Nous rappelons la parution l'année dernière de Moteur Coupez, mémoires d’un cinéaste singulier de Jean Rollin aux Editions Edite.

Depuis le scandale de son premier film, Le Viol du vampire jusqu’à son très attendu long métrage La nuit des horloges qui hantera les écrans en 2009, ce sont des dizaines de films, du X à l’épouvante, et de nombreux écrits, scénarios ou romans, mais aussi des tranches de vie où dansent la joie de vivre, la déraison, l’humour, l’amour, la provocation intelligente, le décalage qui ont forgé une légende du cinéma en même temps que la réputation sulfureuse de cet homme des marges.

         La lecture de ces mémoires intempestives rend heureux.
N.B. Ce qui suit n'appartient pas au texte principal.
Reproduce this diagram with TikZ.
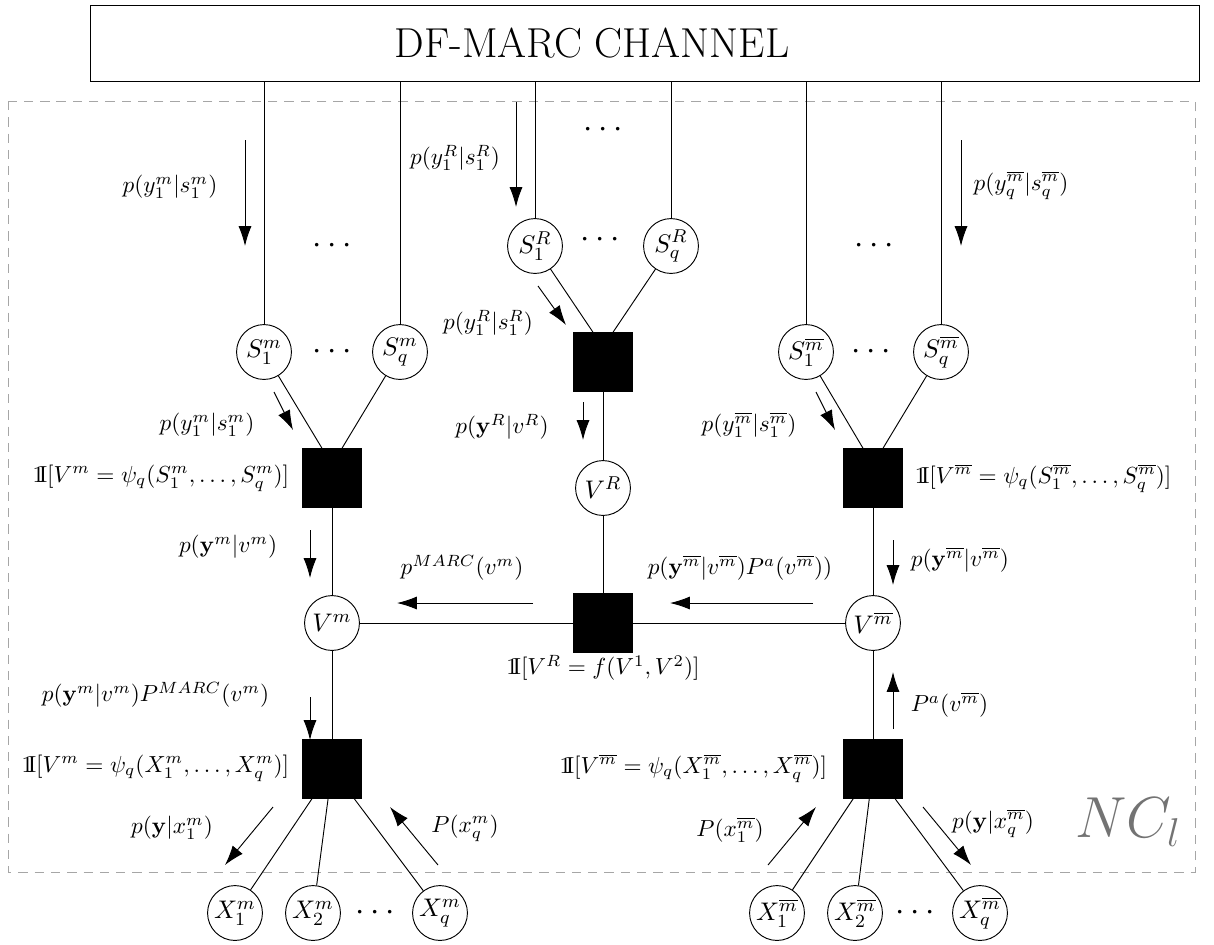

Il est finalement étonnant et réconfortant que Jean Rollin ait réussi, malgré l’éphémère, les obstacles et la bêtise ambiante à tracer un chemin sinueux, plein de poésie et d’incertitudes, dans les champs aux sillons bien alignés du conformisme.

         Jean Rollin aime les femmes, le montre et les montre, ils les préfèrent nues, dans une célébration qui aime à se jouer de nous par des distorsions qui vont du kitsch à la métaphysique. Rites d’amour et de mort. Son cinéma pourrait être désigné par ces quelques mots s’il n’y avait, se surimposant, un rire tantôt tendre, tantôt sarcastique mais un rire qui ne juge pas.

         Outre la découverte des méandres d’une aventure cinématographique et d’une pensée qui, si elle peut nous apparaître décousue, n’en est pas moins orientée constamment vers la liberté, ce livre témoigne d’une époque à la fois proche et lointaine. Proche car elle s’inscrit dans le mouvement protéiforme initié dans les années 60 par tous ceux qui ont décidé de dire non. Eloignée car le carcan de préjugés qui retombent depuis deux années sur la France renvoie le propos de Jean Rollin dans les voiles de la nostalgie. Ce livre peut être lu comme une invitation à la transgression, invitation dont le parfum de scandale naît de la régression consumériste organisée qui veut tout réduire à l’état d’une marque. L’intérêt de Jean Rollin c’est son caractère inclassable. On pourrait dire qu’il est un genre à lui tout seul, mais non ! Il aime trop la métamorphose.

         Quoi qu’il en soit, les mémoires de Jean Rollin sont riches d’enseignement sur la vie, le cinéma, l’amitié, l’amour et les amours, le sexe… Sa mère, Denise Rollin, fut proche de deux hommes d’exception, Georges Bataille et Maurice Blanchot, deux êtres complexes, très différents mais tous les deux tendus vers ce qu’il peut y avoir derrière les apparences, le divin ou le grotesque. Une double influence qui ne peut conduire qu’à la folie ou la création, la folie et la création, mais certainement pas à la reconnaissance. Une fois mort peut-être et encore, à trop fréquenter les vampires, Jean Rollin pourrait revenir perturber les bien-pensants. Ce livre est aussi celui d’un combat presque quotidien pour s’exprimer, réaliser, créer dans des conditions parfois rocambolesques.

         Enfin, pour La nuit des horloges, Jean Rollin a su réunir des conditions acceptables de tournage. Ce film est donc le film à voir si vous ne voulez voir qu’un film de Jean Rollin et apprécier un cinéma inattendu, léger mais plein d’intelligence.